[T]he Jews of Baghdad found themselves caught between Hitler's master plan to dominate Europe and the Arab-Jewish conflict in Palestine. At stake was the oil Hitler needed to succeed.
That day in 1941, on the Jewish festival of Shavuot, the sight of Jews returning from the Baghdad airport to greet the returning Regent Abdul al-Ilah, ruler of Iraq, was all the excuse an Iraqi mob needed to unleash its vengeance.
The attack began at 3 PM, as the Jewish delegation crossed Baghdad's Al Khurr Bridge. Violence quickly spread to the Al Rusafa and Abu Sifyan districts. The frenzied mob murdered Jews openly on the streets. Women were raped and infants were killed as their horrified families looked on. Torture and mutilation followed. Jewish shops were looted and torched. A synagogue was invaded, burned, and its Torahs destroyed in classic Nazi fashion.

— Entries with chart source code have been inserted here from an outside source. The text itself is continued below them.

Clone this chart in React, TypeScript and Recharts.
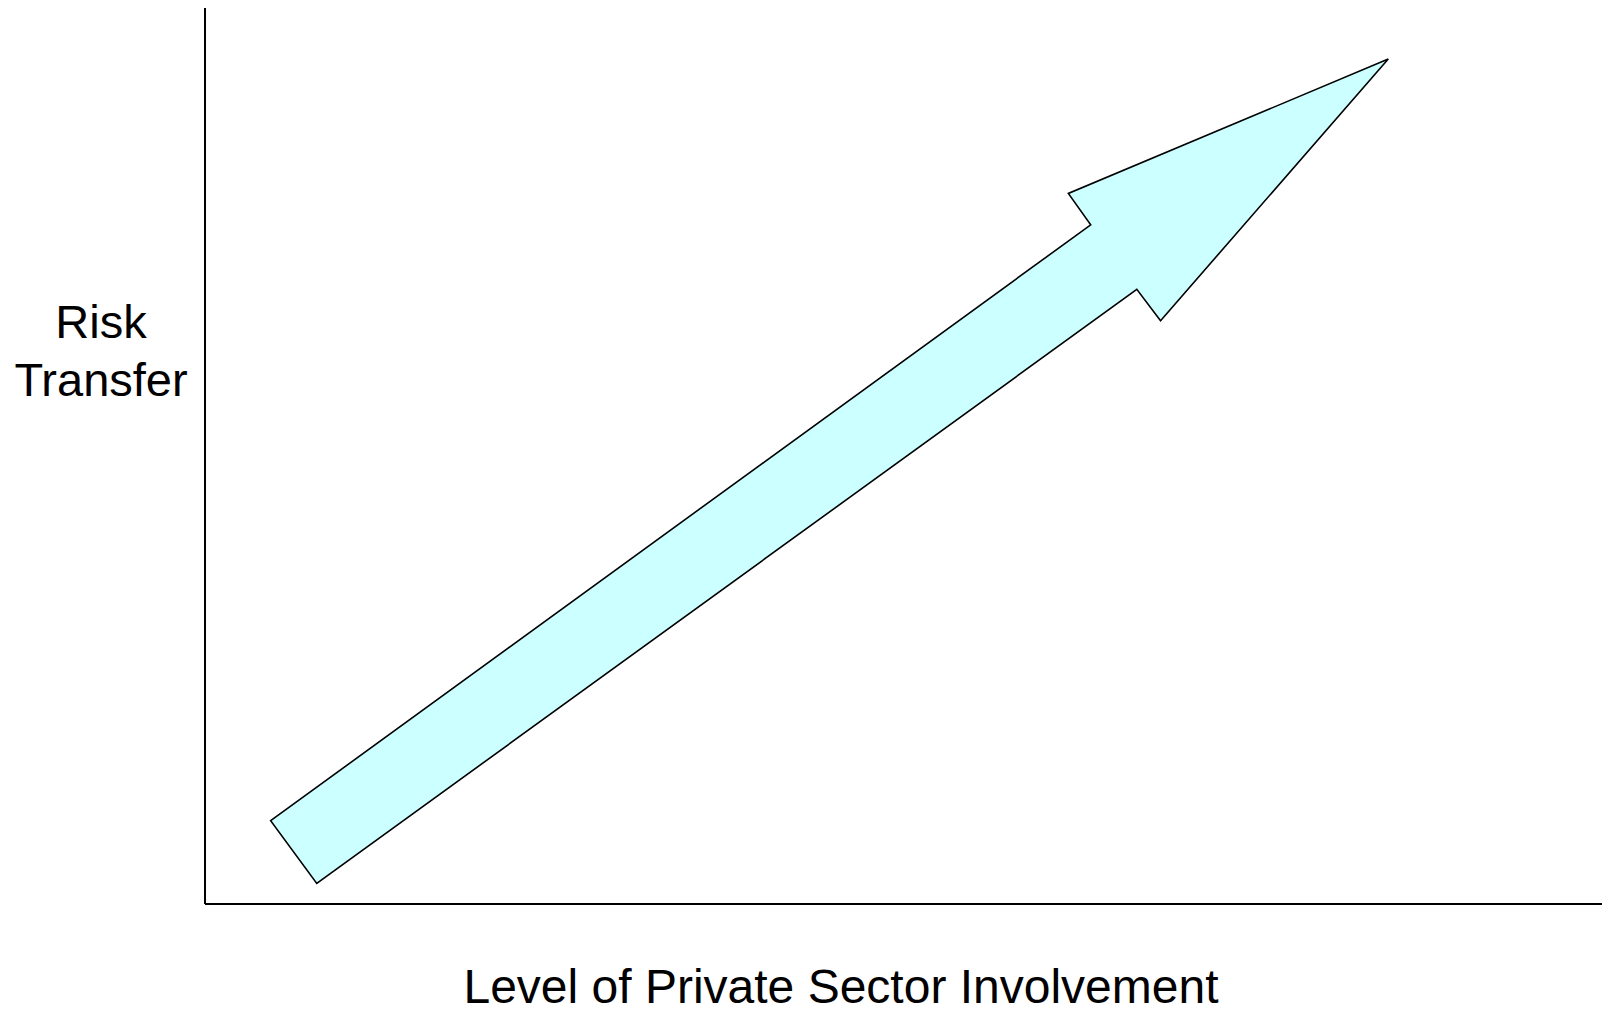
import { ScatterChart, Scatter, XAxis, YAxis, Label, Curve } from "recharts"

// arrow outline, in chart units (x: private sector involvement, y: risk transfer), 0-100
const arrowX = [4.7, 63.4, 61.8, 84.7, 68.4, 66.7, 8.0]
const arrowY = [9.3, 75.8, 79.3, 94.3, 65.1, 68.6, 2.3]

const xTitle = "Level of Private Sector Involvement"
const yTitleLines = ["Risk", "Transfer"]

const arrowData = arrowX.map((x, i) => ({ x, y: arrowY[i] }))

const font = "'Liberation Sans', Arial, sans-serif"

export default function App() {
  return (
    <div style={{ position: "absolute", left: 0, top: 0, background: "#fff" }}>
      <ScatterChart width={1602} height={1014} margin={{ top: 8, right: 0, bottom: 109, left: 204 }}>
        <XAxis
          type="number"
          dataKey="x"
          domain={[0, 100]}
          height={1}
          tick={false}
          tickLine={false}
          axisLine={{ stroke: "#000", strokeWidth: 2 }}
        >
          <Label
            content={({ viewBox }: any) => (
              <text x={viewBox.x + 636} y={viewBox.y + 99} textAnchor="middle" fontFamily={font} fontSize={48} fill="#000">
                {xTitle}
              </text>
            )}
          />
        </XAxis>
        <YAxis
          type="number"
          dataKey="y"
          domain={[0, 100]}
          width={1}
          tick={false}
          tickLine={false}
          axisLine={{ stroke: "#000", strokeWidth: 2 }}
        >
          <Label
            content={({ viewBox }: any) => (
              <text x={viewBox.x - 103} y={viewBox.y + 330} textAnchor="middle" fontFamily={font} fontSize={47} fill="#000">
                {yTitleLines.map((l, i) => (
                  <tspan key={l} x={viewBox.x - 103} dy={i === 0 ? 0 : 58}>
                    {l}
                  </tspan>
                ))}
              </text>
            )}
          />
        </YAxis>
        <Scatter
          data={arrowData}
          isAnimationActive={false}
          shape={() => <g />}
          line={(p: any) => (
            <Curve points={p.points} type="linearClosed" fill="#ccffff" stroke="#000" strokeWidth={1.6} />
          )}
        />
      </ScatterChart>
    </div>
  )
}
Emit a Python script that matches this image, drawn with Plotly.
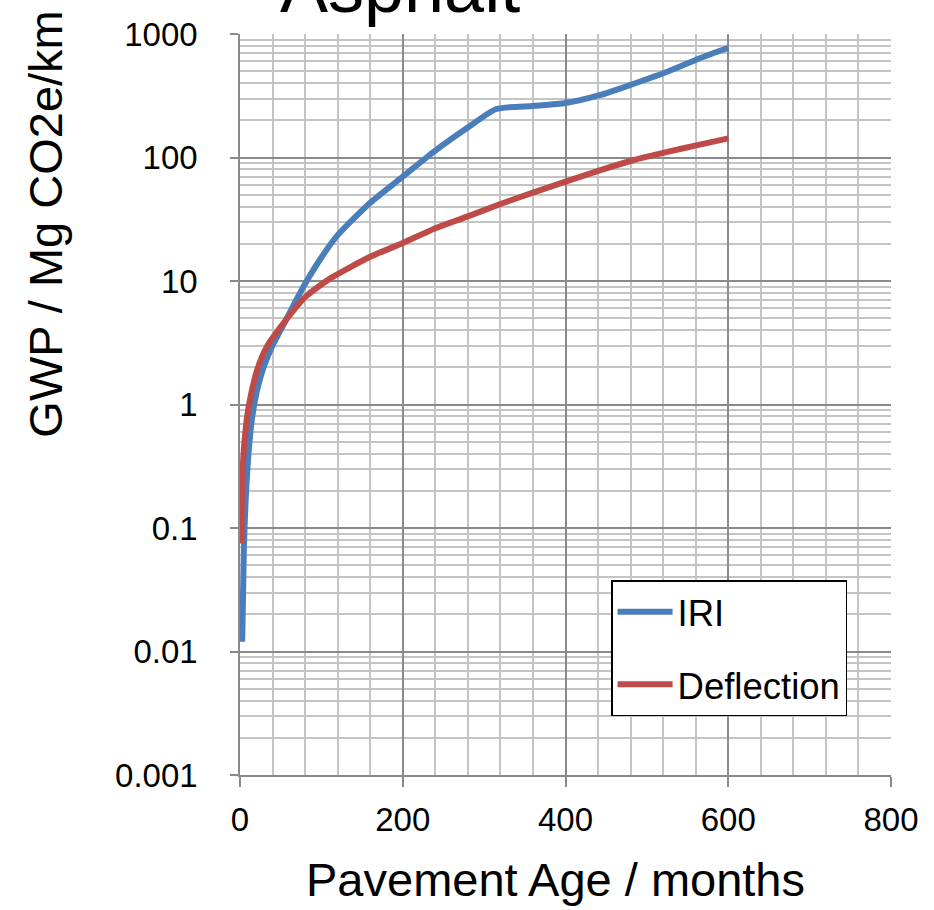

It was the beginning of the end. From that moment, Iraq's approximate 125,000 Jews would be systematically targeted for violence, persecution, commercial boycott, confiscation and eventually, in 1951, complete expulsion.
For 2,600 years, the Jews of Iraq had dwelled successfully in the land of Babylon, achieving as much acceptance and financial success as any non-Muslim group could in an Islamic society that despised infidels. In 1941, Iraqi Jews were well entrenched at all levels of farming, banking, commerce and the government bureaucracy.